Another difference is that the species/genus schema is not predicated on the bare particulars of modern logic — Leontiskos
Judging by your quote I'd say that this is really just where I disagree with Aristotle -- there's no such thing as essences.
So while I understand that within his system of philosophy he believes that induction is valid, and this is due to things having an essence -- i.e. there is some needed common traits or relationships which are shared by each member of the genera.
But, OK -- yes, that's a difference in terms of the philosophy. I don't think Aristotle is a Quinean or anything of the sort when considering his whole system -- but conceptually the various species and their genera look a lot like sets.
For Aristotle I would just add that there are ontological conditions to the sets, whereas today we'd prefer to abstract to the logic alone and leave the ontology undefined so that we could then speak clearly about what exists.
Make sense?
Simplified, Aristotle is basically saying that familiarity breeds understanding. If we become familiar with swans then we will begin to understand swans. There is no guarantee for Aristotle that there are no black swans. There is no Humean induction. — Leontiskos
I'm only using that as a familiar example.
You would agree that there is an essence which a swan possess which makes the swan a swan according to Aristotle?
Whatever the essence is for Aristotle there is an essence that can be discovered, and I think that's what secures his knowledge via the empirical method. He can know about every member of the set because of these necessary and sufficient conditions which make a tiger what a tiger is.
Whereas I would say that it's in the very logic itself that makes the move from species to genera invalid. There is no essence that holds all tigers together, a what-it-isness which makes the tiger a tiger.

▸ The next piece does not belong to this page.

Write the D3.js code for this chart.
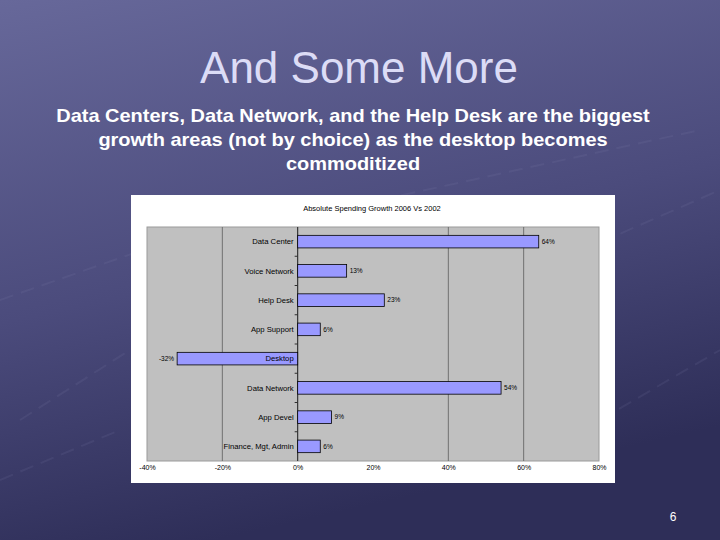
<!DOCTYPE html>
<html><head><meta charset="utf-8">
<script src="https://cdn.jsdelivr.net/npm/d3@7/dist/d3.min.js"></script>
<style>html,body{margin:0;padding:0;background:#3a3a66;}svg{display:block;}</style>
</head><body>
<svg id="c" width="720" height="540"></svg>
<script>
const categories = ["Data Center","Voice Network","Help Desk","App Support","Desktop","Data Network","App Devel","Finance, Mgt, Admin"];
const values = [64, 13, 23, 6, -32, 54, 9, 6];
const valueLabels = ["64%","13%","23%","6%","-32%","54%","9%","6%"];
const xTicks = [-40,-20,0,20,40,60,80];
const gridTicks = [-20,0,40,60];
const slideTitle = "And Some More";
const subtitleLines = ["Data Centers, Data Network, and the Help Desk are the biggest","growth areas (not by choice) as the desktop becomes","commoditized"];
const chartTitle = "Absolute Spending Growth 2006 Vs 2002";

const svg = d3.select("#c");
const defs = svg.append("defs");
const g1 = defs.append("linearGradient").attr("id","bg").attr("x1","0").attr("y1","0").attr("x2","0.3").attr("y2","1");
g1.append("stop").attr("offset","0%").attr("stop-color","#67689a");
g1.append("stop").attr("offset","55%").attr("stop-color","#4b4b7c");
g1.append("stop").attr("offset","100%").attr("stop-color","#2e2e58");
svg.append("rect").attr("width",720).attr("height",540).attr("fill","url(#bg)");

// subtle decorative network lines
const deco = svg.append("g").attr("stroke","#8a8ab8").attr("stroke-opacity",0.12).attr("fill","none");
[[0,300,200,230],[20,420,130,350],[380,200,700,130],[560,260,720,190],[600,420,720,350],[0,480,120,430]].forEach(d=>{
  deco.append("line").attr("x1",d[0]).attr("y1",d[1]).attr("x2",d[2]).attr("y2",d[3]).attr("stroke-width",2).attr("stroke-dasharray","14 8");
});

svg.append("text").attr("x",359).attr("y",83).attr("text-anchor","middle")
  .attr("font-family","Liberation Sans, Arial, sans-serif").attr("font-size",44).attr("fill","#dcdcf6").text(slideTitle);
const sub = svg.append("g").attr("transform","translate(353,0) scale(1.11,1)");
subtitleLines.forEach((t,i)=>{
  sub.append("text").attr("x",0).attr("y",122+i*24).attr("text-anchor","middle")
    .attr("font-family","Liberation Sans, Arial, sans-serif").attr("font-weight","bold").attr("font-size",18).attr("fill","#ffffff").text(t);
});
svg.append("text").attr("x",673).attr("y",521).attr("text-anchor","middle")
  .attr("font-family","Liberation Sans, Arial, sans-serif").attr("font-size",12).attr("fill","#ffffff").text("6");

// chart box
svg.append("rect").attr("x",131).attr("y",195).attr("width",484).attr("height",288).attr("fill","#ffffff");
svg.append("text").attr("x",372).attr("y",211).attr("text-anchor","middle")
  .attr("font-family","Liberation Sans, Arial, sans-serif").attr("font-size",7.5).attr("fill","#000").text(chartTitle);

const pl = {x0:147, x1:599, y0:227, y1:461};
const x = d3.scaleLinear().domain([-40,80]).range([pl.x0, pl.x1]);
const y = d3.scaleBand().domain(categories).range([pl.y0, pl.y1]).paddingInner(0.57).paddingOuter(0.285);

svg.append("rect").attr("x",pl.x0).attr("y",pl.y0).attr("width",pl.x1-pl.x0).attr("height",pl.y1-pl.y0)
  .attr("fill","#c0c0c0").attr("stroke","#9a9a9a").attr("stroke-width",1);

svg.append("g").selectAll("line").data(gridTicks).join("line")
  .attr("x1",d=>x(d)).attr("x2",d=>x(d)).attr("y1",pl.y0).attr("y2",pl.y1)
  .attr("stroke","#707070").attr("stroke-width",1);

// x axis labels
const xAxis = d3.axisBottom(x).tickValues(xTicks).tickSize(0).tickPadding(4).tickFormat(d=>d+"%");
const xg = svg.append("g").attr("transform",`translate(0,${pl.y1})`).call(xAxis);
xg.select(".domain").remove();
xg.selectAll("text").attr("font-family","Liberation Sans, Arial, sans-serif").attr("font-size",7).attr("fill","#000");

// zero axis with minor ticks
const step = y.step();
svg.append("line").attr("x1",x(0)).attr("x2",x(0)).attr("y1",pl.y0).attr("y2",pl.y1).attr("stroke","#303030");
svg.append("g").selectAll("line").data(d3.range(1,categories.length)).join("line")
  .attr("x1",x(0)-3).attr("x2",x(0)).attr("y1",d=>y(categories[d]) - y.paddingInner()*step/2).attr("y2",d=>y(categories[d]) - y.paddingInner()*step/2)
  .attr("stroke","#303030");

// bars
svg.append("g").selectAll("rect").data(values).join("rect")
  .attr("x",d=>x(Math.min(0,d))).attr("width",d=>Math.abs(x(d)-x(0)))
  .attr("y",(d,i)=>y(categories[i])).attr("height",y.bandwidth())
  .attr("fill","#9999ff").attr("stroke","#000").attr("stroke-width",0.8);

// category labels
svg.append("g").selectAll("text").data(categories).join("text")
  .attr("x",x(0)-4).attr("y",d=>y(d)+y.bandwidth()/2).attr("dy","0.35em").attr("text-anchor","end")
  .attr("font-family","Liberation Sans, Arial, sans-serif").attr("font-size",7.7).attr("fill","#000").text(d=>d);

// value labels
svg.append("g").selectAll("text").data(values).join("text")
  .attr("x",d=> d>=0 ? x(d)+3 : x(d)-3).attr("y",(d,i)=>y(categories[i])+y.bandwidth()/2).attr("dy","0.35em")
  .attr("text-anchor",d=> d>=0 ? "start" : "end")
  .attr("font-family","Liberation Sans, Arial, sans-serif").attr("font-size",6.5).attr("fill","#000").text((d,i)=>valueLabels[i]);
</script>
</body></html>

So I'm not talking about being wrong in the sense of error as much as I'm saying there is no valid construction of induction because there is nothing to universalize. This is a big difference between my understanding of Aristotle, vs. Darwinian, biology. The species aren't as distinct as what Aristotle's method indicates -- they slowly morph over time and we update our taxonomies the more we learn, but this isn't a logically valid move.
Familiarity with swans will help us to understand swans, and if we happen to notice that all birds have wings then we might say that the essence of birds is "has wings", and since all swans are birds all swans have wings since that is what holds for all birds.
In such a world, if you could correctly identify an essence -- what holds for all the tigers, or whatever species/genera is under discussion -- then moving up to a more encompassing category would appear entirely valid.
So, in my understanding of Aristotle at least, I can understand why he believes it's valid. It's not like he didn't know what validity was. However, I think he is wrong about essence, and what you end up with for any process of induction is never a logically valid move. It's a guess. Hopefully an educated guess, but a guess all the same -- and the taxonomies we write about animals are our way of understanding life rather than the essence of life.
I don't think I've said anything Humean here -- if I were I'd be talking about relationships between events or the wash of perception or the emotional grounding of inference or something. But I'm just saying that Aristotle is wrong about essences, and that's what masks the invalidity of going from a particular to a general. The allusion to mathematical induction is to say that it appears to me that Aristotle treats inductive knowledge of particulars in the same manner that we treat inductive knowledge of math -- i.e. there is some conditions which hold for all tigers, and once we know that from some tigers we will have knowledge of all tigers in their essence, if not in their particulars/accidents.
Or I could be wrong about the role of essence in Aristotle. But at least this is how I'm understanding it. Does it make sense to you?